Talk with your pediatrician about the best time for your baby to start solids. If your little one is ready for solid foods, you have numerous nutritious options at the supermarket to feed your baby. And, if you prepare homemade baby food, you have even more variety: Not only can you pick from all the fruits and vegetables in the produce section, but also frozen veggies and fruit canned in its own juice. Making your own food can expose babies to more flavors, which can help them become more adventurous eaters. Furthermore, by avoiding added sugars and salt, you’re in greater control of your baby’s nutrition.
Follow these guidelines if you choose to prepare homemade baby food:
If you are interested in preparing your own baby food but find the idea daunting, start with just a few homemade items to supplement store-bought baby food. Mashing a very ripe avocado or banana is a good place to begin. After your baby responds well, you can try preparing nutrient-rich foods that aren’t common in the baby food aisle, such as beets, broccoli, turnips, asparagus, spinach, blueberries, kale, mango and papaya.
Use whatever is in season and tastes fresh. Everyone in the family will get to enjoy the same nutritious foods, which will save you time and effort.
Be vigilant about sanitation. Use only well-scrubbed and washed produce, and clean hands, utensils, cutting boards and countertops.
- Wash, peel and remove seeds or pits from produce. Take special care with fruits and vegetables that are grown close to the ground; they may contain spores of Clostridium botulinum or contain other harmful bacteria that can cause food poisoning.
- Cook food until it’s very tender. Steaming and microwaving in just a little water are good methods to retain vitamins and minerals in fruits and vegetables. When cooking meats and fish, remove all fat, gristle, skin and bones before cooking.
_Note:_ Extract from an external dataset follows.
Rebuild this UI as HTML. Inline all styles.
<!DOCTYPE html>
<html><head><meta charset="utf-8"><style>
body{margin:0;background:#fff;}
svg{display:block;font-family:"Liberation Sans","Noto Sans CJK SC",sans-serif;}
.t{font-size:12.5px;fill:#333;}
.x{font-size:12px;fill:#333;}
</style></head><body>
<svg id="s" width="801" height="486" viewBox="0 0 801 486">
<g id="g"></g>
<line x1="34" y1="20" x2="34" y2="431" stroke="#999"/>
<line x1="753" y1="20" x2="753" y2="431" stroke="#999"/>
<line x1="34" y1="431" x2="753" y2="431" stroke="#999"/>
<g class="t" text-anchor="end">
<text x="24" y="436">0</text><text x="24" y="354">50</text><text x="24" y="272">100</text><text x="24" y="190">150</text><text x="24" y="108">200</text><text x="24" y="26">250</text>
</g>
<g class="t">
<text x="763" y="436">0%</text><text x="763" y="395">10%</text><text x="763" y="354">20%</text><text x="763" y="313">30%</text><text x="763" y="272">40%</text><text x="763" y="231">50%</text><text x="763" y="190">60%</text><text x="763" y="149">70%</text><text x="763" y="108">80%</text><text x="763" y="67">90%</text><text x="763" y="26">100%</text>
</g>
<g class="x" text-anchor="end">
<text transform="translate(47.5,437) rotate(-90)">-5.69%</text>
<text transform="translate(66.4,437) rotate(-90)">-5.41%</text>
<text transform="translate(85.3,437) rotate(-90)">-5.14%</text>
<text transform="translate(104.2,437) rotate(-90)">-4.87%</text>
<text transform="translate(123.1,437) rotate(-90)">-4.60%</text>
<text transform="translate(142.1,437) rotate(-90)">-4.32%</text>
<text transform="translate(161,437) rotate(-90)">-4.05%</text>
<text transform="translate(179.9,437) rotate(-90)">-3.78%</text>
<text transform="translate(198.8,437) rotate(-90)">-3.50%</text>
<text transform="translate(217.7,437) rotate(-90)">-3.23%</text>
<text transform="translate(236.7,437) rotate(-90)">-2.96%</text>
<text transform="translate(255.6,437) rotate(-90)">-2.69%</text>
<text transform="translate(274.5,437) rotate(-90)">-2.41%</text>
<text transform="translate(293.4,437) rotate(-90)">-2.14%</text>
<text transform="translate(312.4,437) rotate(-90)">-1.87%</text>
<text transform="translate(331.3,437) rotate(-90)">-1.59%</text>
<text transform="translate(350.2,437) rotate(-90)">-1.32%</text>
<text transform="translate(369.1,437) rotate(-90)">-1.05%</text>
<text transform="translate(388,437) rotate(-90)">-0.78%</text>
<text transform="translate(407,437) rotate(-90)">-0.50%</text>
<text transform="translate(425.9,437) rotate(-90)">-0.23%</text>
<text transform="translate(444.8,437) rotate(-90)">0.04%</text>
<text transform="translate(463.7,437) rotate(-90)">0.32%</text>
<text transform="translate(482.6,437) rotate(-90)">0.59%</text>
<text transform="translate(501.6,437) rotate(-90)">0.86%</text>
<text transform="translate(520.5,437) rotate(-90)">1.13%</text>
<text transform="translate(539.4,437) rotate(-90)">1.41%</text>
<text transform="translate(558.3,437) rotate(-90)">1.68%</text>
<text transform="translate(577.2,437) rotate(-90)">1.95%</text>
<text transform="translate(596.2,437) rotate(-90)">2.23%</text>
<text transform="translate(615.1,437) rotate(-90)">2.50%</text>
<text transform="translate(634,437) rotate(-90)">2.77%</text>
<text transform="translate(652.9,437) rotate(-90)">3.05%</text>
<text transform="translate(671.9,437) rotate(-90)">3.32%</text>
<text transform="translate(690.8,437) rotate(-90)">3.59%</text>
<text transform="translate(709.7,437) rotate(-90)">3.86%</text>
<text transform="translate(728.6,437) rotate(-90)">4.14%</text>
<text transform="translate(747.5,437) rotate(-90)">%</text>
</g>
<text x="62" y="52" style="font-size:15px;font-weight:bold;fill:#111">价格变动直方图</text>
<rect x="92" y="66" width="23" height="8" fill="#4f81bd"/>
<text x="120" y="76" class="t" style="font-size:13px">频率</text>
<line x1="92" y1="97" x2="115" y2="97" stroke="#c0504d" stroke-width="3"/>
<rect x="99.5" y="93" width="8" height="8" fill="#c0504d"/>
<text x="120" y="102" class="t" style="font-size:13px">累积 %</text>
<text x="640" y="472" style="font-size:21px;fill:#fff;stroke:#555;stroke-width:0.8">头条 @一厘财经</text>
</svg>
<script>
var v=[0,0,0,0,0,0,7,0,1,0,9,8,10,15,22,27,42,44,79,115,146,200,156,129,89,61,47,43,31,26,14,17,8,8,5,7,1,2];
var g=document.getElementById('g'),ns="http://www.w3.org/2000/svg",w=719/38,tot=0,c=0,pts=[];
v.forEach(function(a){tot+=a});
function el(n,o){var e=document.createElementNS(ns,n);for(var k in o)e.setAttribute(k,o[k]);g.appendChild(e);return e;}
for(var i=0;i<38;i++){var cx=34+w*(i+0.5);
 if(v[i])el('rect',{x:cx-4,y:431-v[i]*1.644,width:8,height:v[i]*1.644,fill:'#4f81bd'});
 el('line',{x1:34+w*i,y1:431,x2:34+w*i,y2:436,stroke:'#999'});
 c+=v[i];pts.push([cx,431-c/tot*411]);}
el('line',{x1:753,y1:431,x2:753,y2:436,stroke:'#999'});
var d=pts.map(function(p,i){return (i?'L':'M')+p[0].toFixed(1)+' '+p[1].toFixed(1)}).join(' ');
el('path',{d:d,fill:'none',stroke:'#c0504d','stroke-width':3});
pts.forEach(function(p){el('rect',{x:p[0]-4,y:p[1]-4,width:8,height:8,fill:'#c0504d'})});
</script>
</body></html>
Be certain that all meats and fish are cooked to proper temperatures.
- Puree or mash fresh fruit or fruit canned in its own juice. Never add honey, corn syrup or other sweeteners.
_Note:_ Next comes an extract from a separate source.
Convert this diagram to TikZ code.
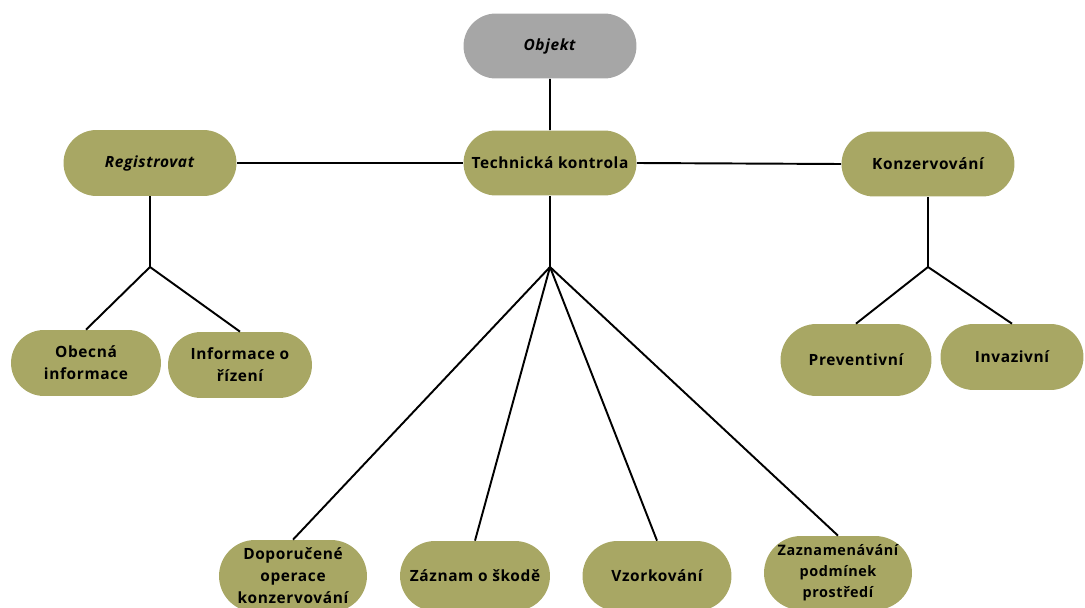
\documentclass[tikz,border=0pt]{standalone}
\usepackage{fontspec}
\setmainfont[LetterSpace=4]{Open Sans}
\usetikzlibrary{shapes.misc}
\definecolor{olive}{HTML}{A8A764}
\definecolor{greybox}{HTML}{A6A6A6}

\begin{document}
\begin{tikzpicture}[x=0.02cm,y=-0.02cm,
	box/.style={rounded rectangle,fill=olive,inner sep=2pt,align=center,
		font=\fontsize{8.8}{12.5}\selectfont\bfseries},
	link/.style={-,line width=1.1pt,black}]
	
	\useasboundingbox (0,0) rectangle (1085,608);
	
	\node[box,fill=greybox,minimum width=3.6cm,minimum height=1.3cm] (obj) at (550, 46) {\textit{Objekt}};
	\node[box,minimum width=3.6cm,minimum height=1.3cm] (tech) at (550, 163) {Technická kontrola};
	\node[box,minimum width=3.6cm,minimum height=1.32cm] (reg) at (150, 163) {\textit{Registrovat}};
	\node[box,minimum width=3.6cm,minimum height=1.3cm] (konz) at (928, 164) {Konzervování};
	
	\node[box,minimum width=3.14cm,minimum height=1.32cm] (obec) at (86, 363) {Obecná\\informace};
	\node[box,minimum width=3.02cm,minimum height=1.32cm] (rizeni) at (240, 365) {Informace o\\řízení};
	
	\node[box,minimum width=3.16cm,minimum height=1.44cm] (prev) at (856, 360) {Preventivní};
	\node[box,minimum width=3.0cm,minimum height=1.32cm] (inv) at (1012, 357) {Invazivní};
	
	\node[box,minimum width=3.1cm,minimum height=1.44cm] (dop) at (293, 576) {Doporučené\\operace\\konzervování};
	\node[box,minimum width=3.14cm,minimum height=1.4cm] (skoda) at (475, 576) {Záznam o škodě};
	\node[box,minimum width=3.12cm,minimum height=1.4cm] (vzor) at (657, 576) {Vzorkování};
	\node[box,font=\fontsize{8.2}{12}\selectfont\bfseries,minimum width=3.1cm,minimum height=1.48cm] (zazn) at (838, 573) {Zaznamenávání\\podmínek\\prostředí};
	
	\coordinate (jreg) at (150, 267);
	\coordinate (jtech) at (550, 267);
	\coordinate (jkonz) at (928, 267);
	
	\draw[link] (obj) -- (tech);
	\draw[link] (reg.east) -- (tech.west);
	\draw[link] (tech.east) -- (konz.west);
	
	\draw[link] (reg.south) -- (jreg);
	\draw[link] (jreg) -- (obec.north);
	\draw[link] (jreg) -- (rizeni.north);
	
	\draw[link] (tech.south) -- (jtech);
	\draw[link] (jtech) -- (dop.north);
	\draw[link] (jtech) -- (skoda.north);
	\draw[link] (jtech) -- (vzor.north);
	\draw[link] (jtech) -- (zazn.north);
	
	\draw[link] (konz.south) -- (jkonz);
	\draw[link] (jkonz) -- (prev.north);
	\draw[link] (jkonz) -- (inv.north);
	
\end{tikzpicture}
\end{document}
- Cook eggs, meats and poultry until well done. Babies are especially susceptible to food poisoning caused by eating undercooked meats, poultry and eggs.
- For convenience, freeze prepared baby food for later use. Freeze it in small portions in a clean ice cube tray. Once frozen, put the cubes into clean, airtight, freezer-safe food containers for single-serving portions. As another method, use the “plop and freeze” technique: plop meal-size spoonfuls of pureed food onto a cookie sheet, freeze, then transfer the frozen baby food to clean freezer-safe containers for storage in the freezer.
- If you’re cooking the same food for the rest of the family, remove the baby’s portion before adding salt and seasonings. A baby’s tastebuds can be very sensitive. As the baby grows and becomes more used to table food, feel free to add seasonings other than salt.
Keeping Baby Safe
Preparing homemade baby food requires extra care to keep baby’s food safe and to retain the nutrients from fresh foods. After you’ve prepared the food, either serve it or refrigerate it right away. Keep homemade baby food in a covered container for one or two days in the refrigerator or three to four months in the freezer with a label and date. Small portions are ideal because any food that was served, but not eaten, must be thrown out. Bacteria thrive in the mouth, so if a spoon goes into the baby’s mouth and then touches the food, that food cannot be saved.
It’s Fine To Buy Store-Bought Baby Food Too
Commercial baby foods are nutritious options for feeding baby, too. Today’s commercial baby foods provide balance and variety with carefully controlled and consistent nutrient content, so don’t worry if you supplement your baby’s diet with commercial baby foods. Be sure to talk to your baby’s health care provider about the foods and potential supplements that are best for your baby.